El sexo de la narración
Tengo otro motivo para simpatizar con Haraway, y es que vive en Santa Cruz, California, donde también vive Lee Holden.
Me acaba de llegar uno de los libros más breves del año, publicado por la editorial Rara Avis y titulado La teoría de la bolsa de la ficción. Lo escribió Ursula K. Le Guin, conocida autora de ciencia ficción y también feminista, si no estoy mal informado. No suelo frecuentar la ciencia ficción ni el feminismo y debo confesar que nunca leí nada de la obra de Le Guin. Además de su brevedad, me atrajo del libro que el prólogo esté firmado por Donna Haraway, filósofa y antropóloga feminista y poshumanista de quien hace cinco años leí un libro titulado Seguir con el problema. De hecho lo comenté aquí mismo y la nota empezaba diciendo algo similar: que yo no tenía relación alguna con el ecologismo feminista. Sin embargo, Haraway me había caído simpática por la foto de la solapa. A pesar de mis prejuicios, el libro me interesó y me transmitió cierta empatía hacia algo que describí como “un mantra que combina la dureza de la ciencia con la suavidad del cuento de hadas”. Tengo otro motivo para simpatizar con Haraway, y es que vive en Santa Cruz, California, donde también vive Lee Holden, maestro de qigong o chi kung, una disciplina oriental relacionada con la energía, la medicina china y “el arte del poder sin esfuerzo”. Es que Flavia es devota seguidora de las clases de Holden y hasta yo lo soy un poco.
Después de haber escrito la introducción más ñoña de la historia de esta columna, voy a seguir en ese tono para hablar del texto de Le Guin y de la famosa teoría de la bolsa, formulada originalmente por Elizabeth Fisher, que parte de la idea de que “la persona prehistórica promedio podía llevar una buena vida trabajando alrededor de quince horas semanales”. Estas personas eran, en general, cazadoras de insectos y pequeños vertebrados, además de recolectoras de semillas, frutos y otros alimentos que requerían mucho menos esfuerzo que salir a cazar mamuts, costumbre ártica desconocida en las zonas tropicales. Para cazar un mamut se requiere de un arma, es decir, “de un objeto largo y duro para pinchar, golpear y matar”, mientras que para recolectar solo hace falta un recipiente para poder llevar a casa el contenido de la captura.

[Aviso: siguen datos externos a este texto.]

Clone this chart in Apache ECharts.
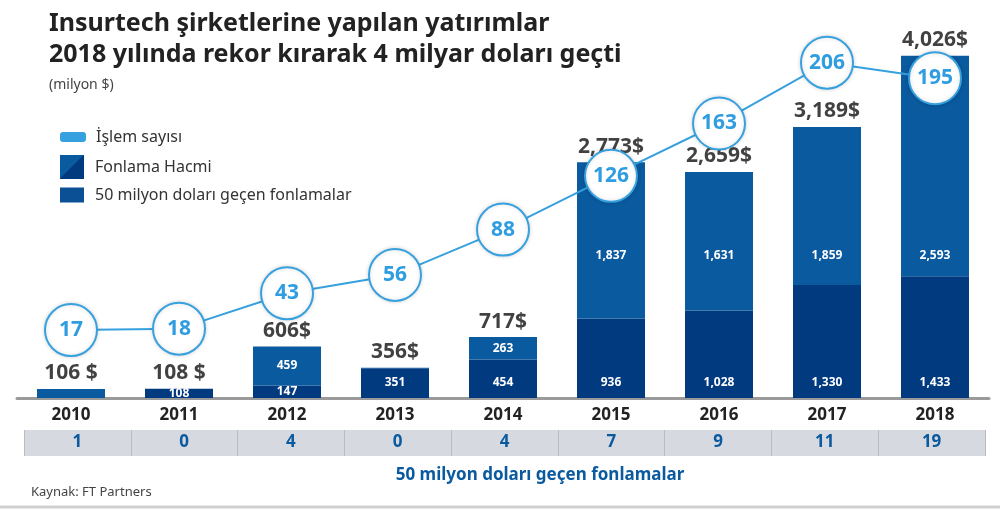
<!DOCTYPE html>
<html>
<head>
<meta charset="utf-8">
<script src="https://cdn.jsdelivr.net/npm/echarts@6/dist/echarts.min.js"></script>
<style>
  html, body { margin: 0; padding: 0; background: #fff; }
  #chart { width: 1000px; height: 510px; }
</style>
</head>
<body>
<div id="chart"></div>
<script>
// yıllar ve değerler
var years = ['2010', '2011', '2012', '2013', '2014', '2015', '2016', '2017', '2018'];
var altFonlama = [0, 108, 147, 351, 454, 936, 1028, 1330, 1433];
var ustFonlama = [106, 0, 459, 5, 263, 1837, 1631, 1859, 2593];
var toplam = [106, 108, 606, 356, 717, 2773, 2659, 3189, 4026];
var toplamEtiket = ['106 $', '108 $', '606$', '356$', '717$', '2,773$', '2,659$', '3,189$', '4,026$'];
var islemSayisi = [17, 18, 43, 56, 88, 126, 163, 206, 195];
var buyukFon = [1, 0, 4, 0, 4, 7, 9, 11, 19];

var koyu = '#013a7f';
var orta = '#0a5a9f';
var acik = '#37a0de';
var font = 'Noto Sans';

var myChart = echarts.init(document.getElementById('chart'));

function fmt(v) {
	return Number(v).toLocaleString('en-US');
}

var altData = altFonlama.map(function (v) {
	if (v > 0 && v < 200) return { value: v, label: { position: 'inside' } };
	return v;
});

var option = {
	animation: false,
	textStyle: { fontFamily: font },
	title: [{
		text: 'Insurtech şirketlerine yapılan yatırımlar\n2018 yılında rekor kırarak 4 milyar doları geçti',
		left: 44, top: 3,
		textStyle: { fontSize: 25, fontWeight: 'bold', color: '#222', lineHeight: 31, fontFamily: font }
	}, {
		text: '(milyon $)',
		left: 44, top: 73,
		textStyle: { fontSize: 14, fontWeight: 'normal', color: '#444', fontFamily: font }
	}, {
		text: '50 milyon doları geçen fonlamalar',
		left: 535, top: 462, textAlign: 'center',
		textStyle: { fontSize: 17, fontWeight: 'bold', color: orta, fontFamily: font }
	}, {
		text: 'Kaynak: FT Partners',
		left: 26, top: 481,
		textStyle: { fontSize: 13, fontWeight: 'normal', color: '#444', fontFamily: font }
	}],
	legend: [{
		data: [{ name: 'İşlem sayısı', icon: 'roundRect', itemStyle: { color: acik } }],
		left: 55, top: 124, itemWidth: 24, itemHeight: 8,
		selectedMode: false,
		textStyle: { fontSize: 16, color: '#333', padding: [0, 0, 0, 6] }
	}, {
		data: [{
			name: 'Fonlama Hacmi', icon: 'rect',
			itemStyle: {
				color: new echarts.graphic.LinearGradient(0, 0, 1, 1, [
					{ offset: 0, color: orta }, { offset: 0.5, color: orta },
					{ offset: 0.5, color: koyu }, { offset: 1, color: koyu }
				])
			}
		}],
		left: 55, top: 150, itemWidth: 24, itemHeight: 24,
		selectedMode: false,
		textStyle: { fontSize: 16, color: '#333', padding: [0, 0, 0, 6] }
	}, {
		data: [{ name: '50 milyon doları geçen fonlamalar', icon: 'rect', itemStyle: { color: '#0b4f95' } }],
		left: 55, top: 182, itemWidth: 24, itemHeight: 15,
		selectedMode: false,
		textStyle: { fontSize: 16, color: '#333', padding: [0, 0, 0, 6] }
	}],
	grid: [
		{ left: 17, right: 11, top: 40, bottom: 112 },
		{ left: 24, right: 15, top: 430, height: 26 }
	],
	xAxis: [{
		type: 'category',
		data: years,
		gridIndex: 0,
		axisLine: { lineStyle: { color: '#9a9a9a', width: 3 } },
		axisTick: { show: false },
		axisLabel: { fontSize: 17, fontWeight: 'bold', color: '#222', margin: 9 }
	}, {
		type: 'category',
		data: years,
		gridIndex: 1,
		axisLine: { show: false },
		axisTick: { show: false },
		splitArea: { show: true, areaStyle: { color: ['#d6d9df'] } },
		splitLine: { show: true, lineStyle: { color: '#b8bcc4', width: 1 } },
		axisLabel: {
			margin: -22,
			fontSize: 17, fontWeight: 'bold', color: orta,
			formatter: function (v, i) { return buyukFon[i]; }
		}
	}],
	yAxis: [
		{ type: 'value', gridIndex: 0, min: 0, max: 4211, show: false },
		{ type: 'value', gridIndex: 0, min: -31, max: 222, show: false },
		{ type: 'value', gridIndex: 1, min: 0, max: 1, show: false }
	],
	series: [{
		name: 'Fonlama Hacmi',
		type: 'bar',
		stack: 'fon',
		barWidth: 68,
		data: altData,
		itemStyle: { color: koyu },
		label: {
			show: true,
			position: 'insideBottom',
			distance: 9,
			fontSize: 12, fontWeight: 'bold', color: '#fff',
			formatter: function (p) { return p.value > 0 ? fmt(p.value) : ''; }
		}
	}, {
		name: '50 milyon doları geçen fonlamalar',
		type: 'bar',
		stack: 'fon',
		barWidth: 68,
		data: ustFonlama,
		itemStyle: { color: orta },
		label: {
			show: true,
			position: 'inside',
			fontSize: 12, fontWeight: 'bold', color: '#fff',
			formatter: function (p) { return p.value >= 200 ? fmt(p.value) : ''; }
		}
	}, {
		name: 'toplam',
		type: 'scatter',
		data: toplam,
		symbolSize: 0,
		silent: true,
		label: {
			show: true,
			position: 'top',
			distance: 5,
			fontSize: 21, fontWeight: 'bold', color: '#111',
			formatter: function (p) { return toplamEtiket[p.dataIndex]; }
		}
	}, {
		name: 'İşlem sayısı',
		type: 'line',
		yAxisIndex: 1,
		data: islemSayisi,
		z: 5,
		symbol: 'circle',
		symbolSize: 52,
		lineStyle: { color: acik, width: 2 },
		itemStyle: { color: '#fff', borderColor: acik, borderWidth: 2, shadowBlur: 4, shadowColor: 'rgba(0,0,0,0.15)' },
		label: {
			show: true,
			position: 'inside',
			fontSize: 21, fontWeight: 'bold', color: '#2f9de0'
		}
	}],
	graphic: [{
		type: 'line',
		shape: { x1: 0, y1: 507, x2: 1000, y2: 507 },
		style: { stroke: '#d0d0d0', lineWidth: 3 }
	}]
};

myChart.setOption(option);

// büyük çubuklarda üst etiketleri aynı hizaya koy
var etiketY = myChart.convertToPixel({ yAxisIndex: 0 }, 1680);
var ustData = ustFonlama.map(function (v, i) {
	if (v > 1000) {
		var ustY = myChart.convertToPixel({ yAxisIndex: 0 }, altFonlama[i] + v);
		return { value: v, label: { position: ['50%', etiketY - ustY], align: 'center', verticalAlign: 'middle' } };
	}
	return v;
});
myChart.setOption({ series: [{}, { data: ustData }] });
</script>
</body>
</html>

De aquí se deduce que hay un principio civilizatorio masculino, fálico –el arma–, y uno femenino, el bolso, que evoca al útero.
Por otra parte, de la caza del mamut se derivan historias heroicas, de aventuras y suspenso a partir del arma, “esa herramienta tardía, lujosa y superflua”. Esas historias-falo tienen tres principios: viajan como una flecha del principio al fin, tienen como preocupación central el conflicto y necesitan de un héroe. Le Guin reclama historias-útero, historias-bolsa, capaces de recolectar elementos heterogéneos, que permitan escapar del “modo tecno-heroico, lineal, progresivo de la flecha asesina”, diluir los mitos del héroe, “de la resolución y del éxtasis” y combatir, de paso, la idea del humanoide que asciende en la evolución cuando descubre la herramienta para matar, como ocurre en esa célebre escena inicial de 2001: Odisea del espacio, de Kubrick, que siempre me pareció una puerilidad inexplicablemente celebrada como una revelación sobre el destino humano. No les voy a seguir contando de qué se trata el libro, porque cuando el texto es tan corto, toda cita corre el riesgo de convertirse en plagio.